Separately, the fintech Luxembourg meetup group sponsored by Silicon Luxembourg has 662 members registered to date. The pace of fintech activity, as defined by the number of new players entering the market is quite rapid in Luxembourg. According to Silicon Luxembourg, an entity that strives to profile and promote startups in Luxembourg, four new players have entered the market in Q2 2016 alone. Gloneta and Koosmik focus on free of charge money transfer – Gloneta goes even a step further with its chat application like software and allows the transfer of money from one currency to the other. Ellipsys has raised €150,000 in financing to further development efforts on its business intelligence focused software. Finally, Bitstamp has received a license to operate as a fully regulated payment institution and will become the first fully licensed bitcoin exchange in Europe operating out of Luxembourg.

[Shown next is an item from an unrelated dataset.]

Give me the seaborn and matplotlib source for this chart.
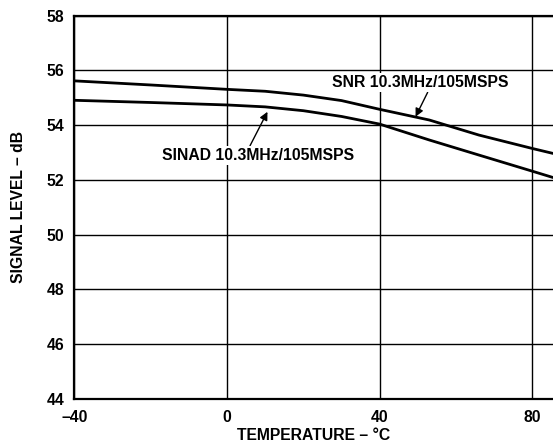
import numpy as np
import pandas as pd
import matplotlib
matplotlib.use("Agg")
import matplotlib.pyplot as plt
import seaborn as sns

# values
temperature = [-40, -20, 0, 10, 20, 30, 40, 53, 66, 80, 85.4]
snr = [55.62, 55.47, 55.31, 55.24, 55.10, 54.90, 54.58, 54.19, 53.64, 53.15, 52.97]
sinad = [54.91, 54.83, 54.74, 54.67, 54.53, 54.32, 54.04, 53.46, 52.91, 52.32, 52.09]

x_ticks = [-40, 0, 40, 80]
x_tick_labels = ["\u201340", "0", "40", "80"]
y_ticks = [44, 46, 48, 50, 52, 54, 56, 58]

sns.set_style("white")
plt.rcParams['font.family'] = ['Liberation Sans', 'DejaVu Sans']
plt.rcParams['font.weight'] = 'bold'
for key in ['text.color', 'axes.labelcolor', 'xtick.color', 'ytick.color']:
    plt.rcParams[key] = 'black'

fs = 11.3

fig = plt.figure(figsize=(5.53, 4.46), dpi=100)
ax = fig.add_axes([74.3 / 553, 1 - 399 / 446, 1 - 74.3 / 553, (399 - 15.7) / 446])

sns.lineplot(x=temperature, y=snr, ax=ax, color="black", linewidth=2.0)
sns.lineplot(x=temperature, y=sinad, ax=ax, color="black", linewidth=2.0)

ax.set_xlim(-40, 85.4)
ax.set_ylim(44, 58)
ax.set_xticks(x_ticks)
ax.set_xticklabels(x_tick_labels)
ax.set_yticks(y_ticks)
ax.grid(True, color="black", linewidth=1.0)
ax.tick_params(length=0, labelsize=fs)
ax.tick_params(axis="x", pad=8)
ax.tick_params(axis="y", pad=7)
for name in ["left", "bottom", "top"]:
    ax.spines[name].set_color("black")
    ax.spines[name].set_linewidth(1.6)
ax.spines["right"].set_visible(False)

ax.set_xlabel("TEMPERATURE \u2013 \u00b0C", fontsize=fs, fontweight="bold", labelpad=2)
ax.set_ylabel("SIGNAL LEVEL \u2013 dB", fontsize=fs, fontweight="bold", labelpad=15)

box = dict(facecolor="white", edgecolor="none", pad=1.5)
ax.annotate("SNR 10.3MHz/105MSPS", xy=(49.4, 54.31), xytext=(27.4, 55.55),
            fontsize=fs, fontweight="bold", va="center", ha="left", bbox=box,
            arrowprops=dict(arrowstyle="-|>", color="black", lw=1.0,
                            shrinkA=0, shrinkB=0, mutation_scale=12,
                            relpos=(0.55, 0.0)))
ax.annotate("SINAD 10.3MHz/105MSPS", xy=(10.6, 54.49), xytext=(-16.9, 52.9),
            fontsize=fs, fontweight="bold", va="center", ha="left", bbox=box,
            arrowprops=dict(arrowstyle="-|>", color="black", lw=1.0,
                            shrinkA=0, shrinkB=0, mutation_scale=12,
                            relpos=(0.45, 1.0)))

fig.savefig("out.png", dpi=100)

Theresults of a survey conducted by PWC in April 2016 on how fintech is shaping financial services in Luxembourg reveal some interesting insights. Development of fintech is a priority at the government level with this being one of six key domains of the Digital Letzebuerg Strategy launched in late 2014. The survey highlights that almost half of the existing financial service players in Luxembourg feel that an average 26% of their business may be lost to standalone fintechs in the next five years. However, a key impediment to the growth of Fintech is the need for further education about blockchain – the technology widely used by e-payment solution providers – as 83% of the survey respondents are not fully familiar with the technology.
The top three concerns cited by fintech companies when dealing with traditional financial services players in Luxembourg relate to IT security, required financial investment and differences in management culture. On the other hand, traditional financial services players cite regulatory uncertainty as the biggest impediment when dealing with fintechs, followed by IT security and differences in operational processes.
In a recent development, four of the world’s biggest banks (UBS, Deutsche Bank, Santander and BNY Mellon) have teamed up with broker ICAP to develop a new form of digital cash that they believe will become an industry standard to clear and settle financial trades over blockchain. The group is to pitch the idea to central banks, aiming for its first commercial launch by early 2018. Given that three banks in the group of four hail from Europe, chances are that Luxembourg can benefit. Only time will tell how the country capitalizes on this deal, but one thing is sure: the fintech evolution in Luxembourg is not stopping anytime soon.